#### Raw data ####

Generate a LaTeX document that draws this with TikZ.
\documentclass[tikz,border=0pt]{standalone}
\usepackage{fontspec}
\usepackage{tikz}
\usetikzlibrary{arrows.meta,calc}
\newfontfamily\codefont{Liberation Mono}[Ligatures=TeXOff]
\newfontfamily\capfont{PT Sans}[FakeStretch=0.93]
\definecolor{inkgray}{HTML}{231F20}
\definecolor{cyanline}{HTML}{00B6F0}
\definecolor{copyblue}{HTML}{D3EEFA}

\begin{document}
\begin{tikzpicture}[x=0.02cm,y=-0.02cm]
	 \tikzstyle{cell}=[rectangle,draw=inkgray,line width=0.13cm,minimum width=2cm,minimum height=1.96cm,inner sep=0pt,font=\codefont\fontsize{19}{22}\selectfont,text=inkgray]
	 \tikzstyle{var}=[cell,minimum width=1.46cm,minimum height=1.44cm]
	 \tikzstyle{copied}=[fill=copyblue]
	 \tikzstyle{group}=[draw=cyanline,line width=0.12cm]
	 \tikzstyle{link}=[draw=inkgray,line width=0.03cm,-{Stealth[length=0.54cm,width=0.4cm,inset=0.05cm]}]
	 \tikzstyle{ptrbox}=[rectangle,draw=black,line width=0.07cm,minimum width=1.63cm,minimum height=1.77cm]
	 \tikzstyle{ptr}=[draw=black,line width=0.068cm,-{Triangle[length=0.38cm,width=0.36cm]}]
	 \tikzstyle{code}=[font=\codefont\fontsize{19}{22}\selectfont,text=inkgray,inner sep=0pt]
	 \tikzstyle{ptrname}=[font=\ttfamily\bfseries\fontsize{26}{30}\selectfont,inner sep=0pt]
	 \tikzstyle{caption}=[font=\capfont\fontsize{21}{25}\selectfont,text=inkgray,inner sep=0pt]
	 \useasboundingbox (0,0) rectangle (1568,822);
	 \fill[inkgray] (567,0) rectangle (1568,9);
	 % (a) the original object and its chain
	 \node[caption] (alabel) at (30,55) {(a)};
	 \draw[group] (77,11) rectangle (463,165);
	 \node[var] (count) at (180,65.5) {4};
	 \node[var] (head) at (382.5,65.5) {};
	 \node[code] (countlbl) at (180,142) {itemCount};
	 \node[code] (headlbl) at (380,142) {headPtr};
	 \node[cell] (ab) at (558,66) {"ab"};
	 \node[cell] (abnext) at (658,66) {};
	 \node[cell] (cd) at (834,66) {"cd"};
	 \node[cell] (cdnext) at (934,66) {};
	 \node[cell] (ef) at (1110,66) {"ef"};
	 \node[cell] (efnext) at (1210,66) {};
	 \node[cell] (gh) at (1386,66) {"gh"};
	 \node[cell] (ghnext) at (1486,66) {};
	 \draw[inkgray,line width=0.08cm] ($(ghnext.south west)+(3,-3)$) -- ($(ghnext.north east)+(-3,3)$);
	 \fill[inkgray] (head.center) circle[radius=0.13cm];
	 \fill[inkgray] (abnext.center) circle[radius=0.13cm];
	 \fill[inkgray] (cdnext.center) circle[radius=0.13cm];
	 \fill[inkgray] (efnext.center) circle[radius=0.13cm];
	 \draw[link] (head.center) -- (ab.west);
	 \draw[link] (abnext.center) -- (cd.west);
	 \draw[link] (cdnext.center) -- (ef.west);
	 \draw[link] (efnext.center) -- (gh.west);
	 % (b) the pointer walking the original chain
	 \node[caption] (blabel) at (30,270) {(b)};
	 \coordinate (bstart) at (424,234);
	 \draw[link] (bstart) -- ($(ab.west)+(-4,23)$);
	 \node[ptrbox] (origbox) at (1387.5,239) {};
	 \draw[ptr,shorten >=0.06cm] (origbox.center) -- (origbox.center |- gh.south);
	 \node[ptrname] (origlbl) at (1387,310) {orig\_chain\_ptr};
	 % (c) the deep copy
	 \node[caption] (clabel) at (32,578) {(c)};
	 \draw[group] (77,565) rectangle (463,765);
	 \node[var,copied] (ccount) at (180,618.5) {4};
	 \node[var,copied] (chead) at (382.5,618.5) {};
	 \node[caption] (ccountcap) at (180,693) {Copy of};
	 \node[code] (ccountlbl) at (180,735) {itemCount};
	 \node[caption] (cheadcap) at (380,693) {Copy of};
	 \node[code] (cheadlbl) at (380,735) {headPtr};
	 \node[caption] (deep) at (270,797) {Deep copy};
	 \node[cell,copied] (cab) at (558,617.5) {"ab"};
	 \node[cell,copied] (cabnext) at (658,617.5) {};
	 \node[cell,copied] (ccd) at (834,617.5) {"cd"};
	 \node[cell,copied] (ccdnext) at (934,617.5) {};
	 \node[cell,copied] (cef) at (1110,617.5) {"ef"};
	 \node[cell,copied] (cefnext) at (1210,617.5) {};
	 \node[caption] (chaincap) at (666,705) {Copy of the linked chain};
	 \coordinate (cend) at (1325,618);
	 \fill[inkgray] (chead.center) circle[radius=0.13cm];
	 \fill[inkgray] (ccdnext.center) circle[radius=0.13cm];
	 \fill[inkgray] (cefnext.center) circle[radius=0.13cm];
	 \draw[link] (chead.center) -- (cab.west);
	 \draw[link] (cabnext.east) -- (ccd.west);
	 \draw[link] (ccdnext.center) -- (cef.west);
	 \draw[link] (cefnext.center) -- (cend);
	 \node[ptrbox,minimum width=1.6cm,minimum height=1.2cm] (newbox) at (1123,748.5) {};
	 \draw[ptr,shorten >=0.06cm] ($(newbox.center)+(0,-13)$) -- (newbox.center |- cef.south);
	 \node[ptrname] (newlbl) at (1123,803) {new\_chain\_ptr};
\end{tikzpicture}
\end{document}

####
#### Raw data ####

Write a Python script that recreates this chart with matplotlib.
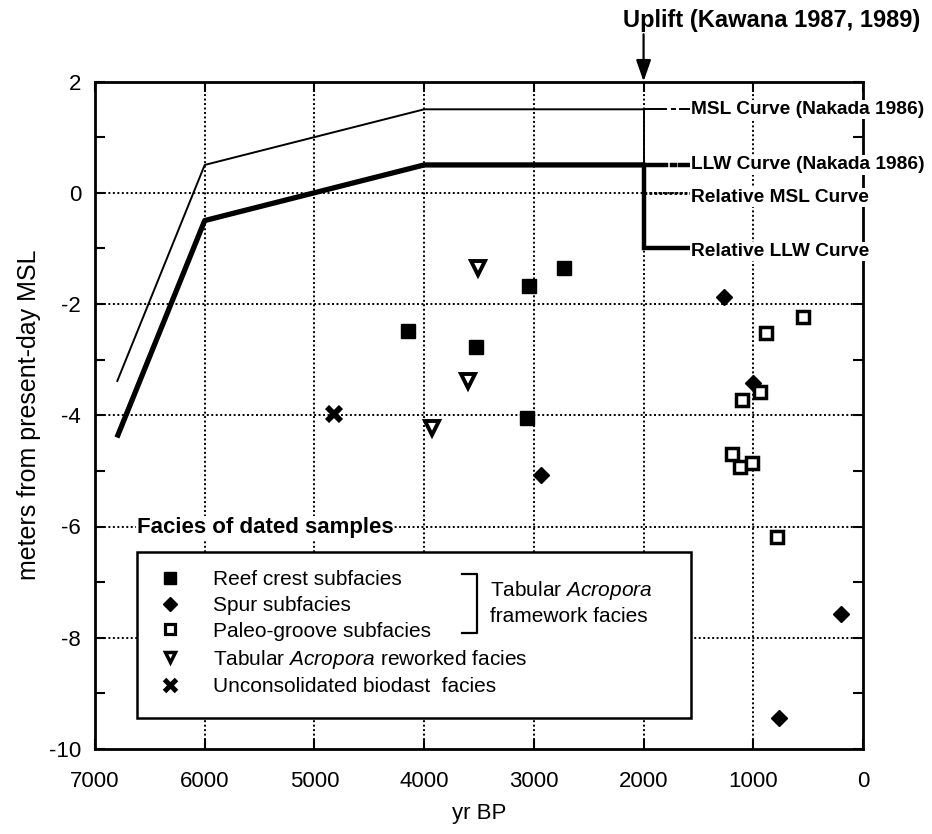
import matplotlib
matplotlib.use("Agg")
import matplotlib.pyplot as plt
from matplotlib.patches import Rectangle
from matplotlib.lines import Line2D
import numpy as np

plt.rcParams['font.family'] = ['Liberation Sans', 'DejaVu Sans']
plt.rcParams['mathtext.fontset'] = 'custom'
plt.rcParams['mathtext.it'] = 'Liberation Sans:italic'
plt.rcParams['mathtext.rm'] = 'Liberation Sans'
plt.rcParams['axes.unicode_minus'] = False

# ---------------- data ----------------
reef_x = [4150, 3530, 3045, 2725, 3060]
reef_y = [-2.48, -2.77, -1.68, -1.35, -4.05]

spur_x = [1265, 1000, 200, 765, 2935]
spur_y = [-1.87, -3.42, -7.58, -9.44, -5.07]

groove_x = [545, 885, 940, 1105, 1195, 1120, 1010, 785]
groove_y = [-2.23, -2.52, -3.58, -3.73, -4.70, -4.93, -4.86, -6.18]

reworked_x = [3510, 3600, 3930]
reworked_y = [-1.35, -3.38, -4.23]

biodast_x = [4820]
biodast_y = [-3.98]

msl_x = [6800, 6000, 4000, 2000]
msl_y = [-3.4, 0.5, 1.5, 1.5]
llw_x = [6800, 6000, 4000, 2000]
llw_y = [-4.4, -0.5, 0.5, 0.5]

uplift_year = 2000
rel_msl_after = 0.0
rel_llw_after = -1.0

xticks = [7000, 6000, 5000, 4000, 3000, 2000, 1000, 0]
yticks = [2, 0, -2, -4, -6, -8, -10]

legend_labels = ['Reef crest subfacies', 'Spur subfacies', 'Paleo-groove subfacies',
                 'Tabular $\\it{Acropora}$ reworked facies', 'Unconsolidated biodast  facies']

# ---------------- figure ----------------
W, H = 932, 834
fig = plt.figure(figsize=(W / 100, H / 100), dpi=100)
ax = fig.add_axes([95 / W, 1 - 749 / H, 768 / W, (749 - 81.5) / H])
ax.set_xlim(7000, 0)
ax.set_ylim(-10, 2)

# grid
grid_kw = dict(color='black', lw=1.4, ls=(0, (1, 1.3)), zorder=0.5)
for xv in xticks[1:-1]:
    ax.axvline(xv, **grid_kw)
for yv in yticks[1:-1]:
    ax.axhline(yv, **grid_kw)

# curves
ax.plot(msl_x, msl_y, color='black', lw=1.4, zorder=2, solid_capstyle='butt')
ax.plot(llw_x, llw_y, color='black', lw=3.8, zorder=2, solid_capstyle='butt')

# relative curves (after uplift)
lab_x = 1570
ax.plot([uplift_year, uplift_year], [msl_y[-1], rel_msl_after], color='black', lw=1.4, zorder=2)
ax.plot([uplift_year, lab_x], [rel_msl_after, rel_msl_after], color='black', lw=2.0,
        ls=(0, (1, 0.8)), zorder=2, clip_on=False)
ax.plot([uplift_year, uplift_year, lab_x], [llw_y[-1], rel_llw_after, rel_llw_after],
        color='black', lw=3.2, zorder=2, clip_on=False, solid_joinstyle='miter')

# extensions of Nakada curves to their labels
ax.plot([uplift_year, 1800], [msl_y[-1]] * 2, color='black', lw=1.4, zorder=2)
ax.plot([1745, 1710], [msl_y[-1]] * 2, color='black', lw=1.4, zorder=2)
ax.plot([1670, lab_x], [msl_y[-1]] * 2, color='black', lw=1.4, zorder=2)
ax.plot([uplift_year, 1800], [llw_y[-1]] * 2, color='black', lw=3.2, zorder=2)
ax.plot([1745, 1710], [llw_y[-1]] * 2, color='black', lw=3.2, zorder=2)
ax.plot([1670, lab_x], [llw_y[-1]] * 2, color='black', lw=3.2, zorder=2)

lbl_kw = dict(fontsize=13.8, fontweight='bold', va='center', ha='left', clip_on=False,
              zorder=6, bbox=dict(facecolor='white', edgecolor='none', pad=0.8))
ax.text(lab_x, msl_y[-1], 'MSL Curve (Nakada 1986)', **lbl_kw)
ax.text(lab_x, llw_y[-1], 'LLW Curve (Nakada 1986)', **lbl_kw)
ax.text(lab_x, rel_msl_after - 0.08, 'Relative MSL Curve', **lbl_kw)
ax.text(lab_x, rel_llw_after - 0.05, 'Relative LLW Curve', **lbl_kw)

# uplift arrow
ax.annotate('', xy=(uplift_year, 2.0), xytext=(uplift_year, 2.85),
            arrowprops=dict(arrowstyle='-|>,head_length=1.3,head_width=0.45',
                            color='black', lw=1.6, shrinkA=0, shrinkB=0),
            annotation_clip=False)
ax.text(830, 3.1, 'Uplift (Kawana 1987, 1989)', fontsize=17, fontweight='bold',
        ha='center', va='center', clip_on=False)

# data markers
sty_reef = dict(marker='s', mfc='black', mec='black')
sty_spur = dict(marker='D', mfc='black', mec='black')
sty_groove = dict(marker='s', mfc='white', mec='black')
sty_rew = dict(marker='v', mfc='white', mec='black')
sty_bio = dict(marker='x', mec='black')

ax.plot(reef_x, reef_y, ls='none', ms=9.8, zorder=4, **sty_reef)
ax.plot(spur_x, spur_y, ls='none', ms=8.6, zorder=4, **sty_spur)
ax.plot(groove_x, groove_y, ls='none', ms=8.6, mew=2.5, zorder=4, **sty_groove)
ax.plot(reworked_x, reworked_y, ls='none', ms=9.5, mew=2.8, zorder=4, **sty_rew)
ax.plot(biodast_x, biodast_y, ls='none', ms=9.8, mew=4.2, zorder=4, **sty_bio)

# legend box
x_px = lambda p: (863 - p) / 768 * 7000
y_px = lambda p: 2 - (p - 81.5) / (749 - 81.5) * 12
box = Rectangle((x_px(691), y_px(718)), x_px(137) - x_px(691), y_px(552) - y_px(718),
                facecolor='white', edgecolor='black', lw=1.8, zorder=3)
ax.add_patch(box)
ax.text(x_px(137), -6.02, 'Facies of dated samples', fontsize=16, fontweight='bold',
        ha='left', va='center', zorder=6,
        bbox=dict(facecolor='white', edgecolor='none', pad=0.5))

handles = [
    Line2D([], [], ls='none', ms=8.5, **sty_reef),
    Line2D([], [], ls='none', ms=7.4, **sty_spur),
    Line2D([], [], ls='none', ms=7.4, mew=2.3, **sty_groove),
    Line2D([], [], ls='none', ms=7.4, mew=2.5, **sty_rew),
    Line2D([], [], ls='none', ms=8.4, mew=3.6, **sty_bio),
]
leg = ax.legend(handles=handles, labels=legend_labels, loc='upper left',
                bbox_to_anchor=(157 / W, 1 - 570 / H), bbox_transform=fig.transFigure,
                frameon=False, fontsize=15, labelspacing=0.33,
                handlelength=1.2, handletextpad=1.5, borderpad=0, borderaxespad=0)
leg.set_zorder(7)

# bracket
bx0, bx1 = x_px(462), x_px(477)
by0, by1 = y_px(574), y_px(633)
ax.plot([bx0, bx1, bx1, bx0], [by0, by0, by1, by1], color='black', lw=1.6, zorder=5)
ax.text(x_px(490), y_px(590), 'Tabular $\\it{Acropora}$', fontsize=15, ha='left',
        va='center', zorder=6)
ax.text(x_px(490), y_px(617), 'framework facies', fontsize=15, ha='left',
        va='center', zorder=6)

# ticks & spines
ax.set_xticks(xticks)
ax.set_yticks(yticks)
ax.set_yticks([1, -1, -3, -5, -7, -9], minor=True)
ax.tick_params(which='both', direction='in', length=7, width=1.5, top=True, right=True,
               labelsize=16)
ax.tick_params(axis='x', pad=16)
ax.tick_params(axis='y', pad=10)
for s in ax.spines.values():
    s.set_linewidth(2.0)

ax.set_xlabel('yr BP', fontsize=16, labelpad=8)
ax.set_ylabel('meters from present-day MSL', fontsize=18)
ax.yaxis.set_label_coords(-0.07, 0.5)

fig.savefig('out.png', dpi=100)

####
#### Raw data ####

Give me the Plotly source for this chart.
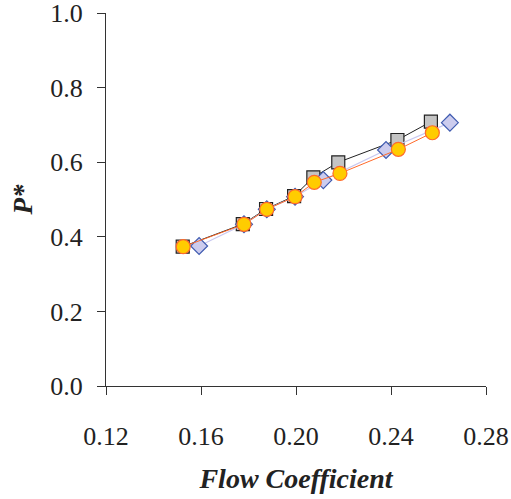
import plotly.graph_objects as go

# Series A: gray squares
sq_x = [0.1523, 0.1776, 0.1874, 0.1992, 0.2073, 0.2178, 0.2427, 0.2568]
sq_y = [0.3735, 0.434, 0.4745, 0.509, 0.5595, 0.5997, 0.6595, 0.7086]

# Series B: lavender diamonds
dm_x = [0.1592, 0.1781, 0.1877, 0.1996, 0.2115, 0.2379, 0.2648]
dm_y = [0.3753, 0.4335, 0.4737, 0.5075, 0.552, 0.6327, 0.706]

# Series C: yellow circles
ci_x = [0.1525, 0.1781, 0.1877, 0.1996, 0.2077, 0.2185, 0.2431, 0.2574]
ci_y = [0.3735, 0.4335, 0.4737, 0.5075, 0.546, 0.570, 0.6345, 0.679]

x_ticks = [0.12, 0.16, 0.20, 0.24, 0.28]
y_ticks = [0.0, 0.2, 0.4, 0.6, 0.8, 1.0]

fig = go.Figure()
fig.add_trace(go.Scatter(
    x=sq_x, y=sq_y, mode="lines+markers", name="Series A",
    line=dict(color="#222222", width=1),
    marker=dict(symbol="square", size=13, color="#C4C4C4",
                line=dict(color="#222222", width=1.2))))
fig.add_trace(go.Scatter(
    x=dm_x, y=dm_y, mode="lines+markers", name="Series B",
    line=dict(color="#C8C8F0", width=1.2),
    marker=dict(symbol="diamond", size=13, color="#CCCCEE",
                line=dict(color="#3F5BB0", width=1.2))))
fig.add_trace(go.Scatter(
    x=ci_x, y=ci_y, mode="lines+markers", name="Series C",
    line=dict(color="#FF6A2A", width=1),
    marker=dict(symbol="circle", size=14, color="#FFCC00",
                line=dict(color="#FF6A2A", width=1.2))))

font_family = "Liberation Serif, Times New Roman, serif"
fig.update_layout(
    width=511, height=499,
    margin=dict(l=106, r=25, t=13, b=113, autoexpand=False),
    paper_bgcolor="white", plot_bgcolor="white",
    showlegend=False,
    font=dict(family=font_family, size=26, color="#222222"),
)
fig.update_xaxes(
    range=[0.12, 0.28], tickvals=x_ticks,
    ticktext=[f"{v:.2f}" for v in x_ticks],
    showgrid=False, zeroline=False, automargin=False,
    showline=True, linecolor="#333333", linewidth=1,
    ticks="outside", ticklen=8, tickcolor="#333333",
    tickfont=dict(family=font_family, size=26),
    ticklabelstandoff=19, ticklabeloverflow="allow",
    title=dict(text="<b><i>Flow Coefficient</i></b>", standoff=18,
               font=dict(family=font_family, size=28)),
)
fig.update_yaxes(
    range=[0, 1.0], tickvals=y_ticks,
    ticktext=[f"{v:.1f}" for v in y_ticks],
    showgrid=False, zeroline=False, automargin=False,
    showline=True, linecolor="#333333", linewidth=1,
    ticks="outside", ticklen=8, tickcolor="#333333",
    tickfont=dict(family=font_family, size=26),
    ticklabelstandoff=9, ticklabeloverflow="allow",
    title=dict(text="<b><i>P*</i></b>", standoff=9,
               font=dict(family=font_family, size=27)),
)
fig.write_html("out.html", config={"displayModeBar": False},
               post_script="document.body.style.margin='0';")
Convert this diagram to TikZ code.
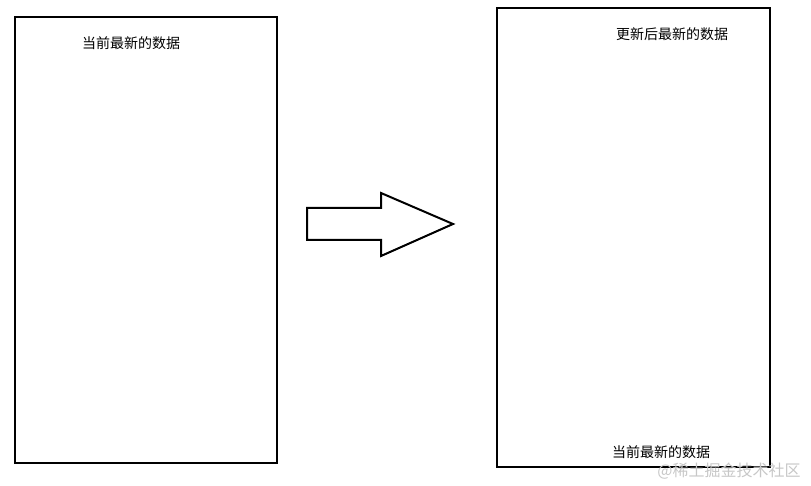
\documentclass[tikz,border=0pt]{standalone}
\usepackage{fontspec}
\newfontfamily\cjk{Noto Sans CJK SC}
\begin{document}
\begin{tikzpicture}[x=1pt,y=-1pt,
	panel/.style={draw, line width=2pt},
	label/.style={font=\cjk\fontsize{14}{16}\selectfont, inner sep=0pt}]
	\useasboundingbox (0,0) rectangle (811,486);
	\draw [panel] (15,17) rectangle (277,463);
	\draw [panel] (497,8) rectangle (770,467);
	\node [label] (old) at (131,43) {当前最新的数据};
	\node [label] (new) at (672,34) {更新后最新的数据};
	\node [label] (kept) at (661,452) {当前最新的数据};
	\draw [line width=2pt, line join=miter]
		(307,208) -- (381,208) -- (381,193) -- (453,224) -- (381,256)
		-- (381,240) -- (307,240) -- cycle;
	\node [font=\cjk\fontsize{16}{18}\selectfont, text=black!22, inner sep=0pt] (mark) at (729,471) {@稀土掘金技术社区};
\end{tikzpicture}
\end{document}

####

**Problem**
Above are records with pictures. Reproduce exactly only the lines from the line with "Write a Python" through the line with "import numpy as np", both ends included, and leave the pictures out.

**Result of this task**
Write a Python script that recreates this chart with matplotlib.
import matplotlib
matplotlib.use("Agg")
import matplotlib.pyplot as plt
from matplotlib.patches import Rectangle
from matplotlib.lines import Line2D
import numpy as np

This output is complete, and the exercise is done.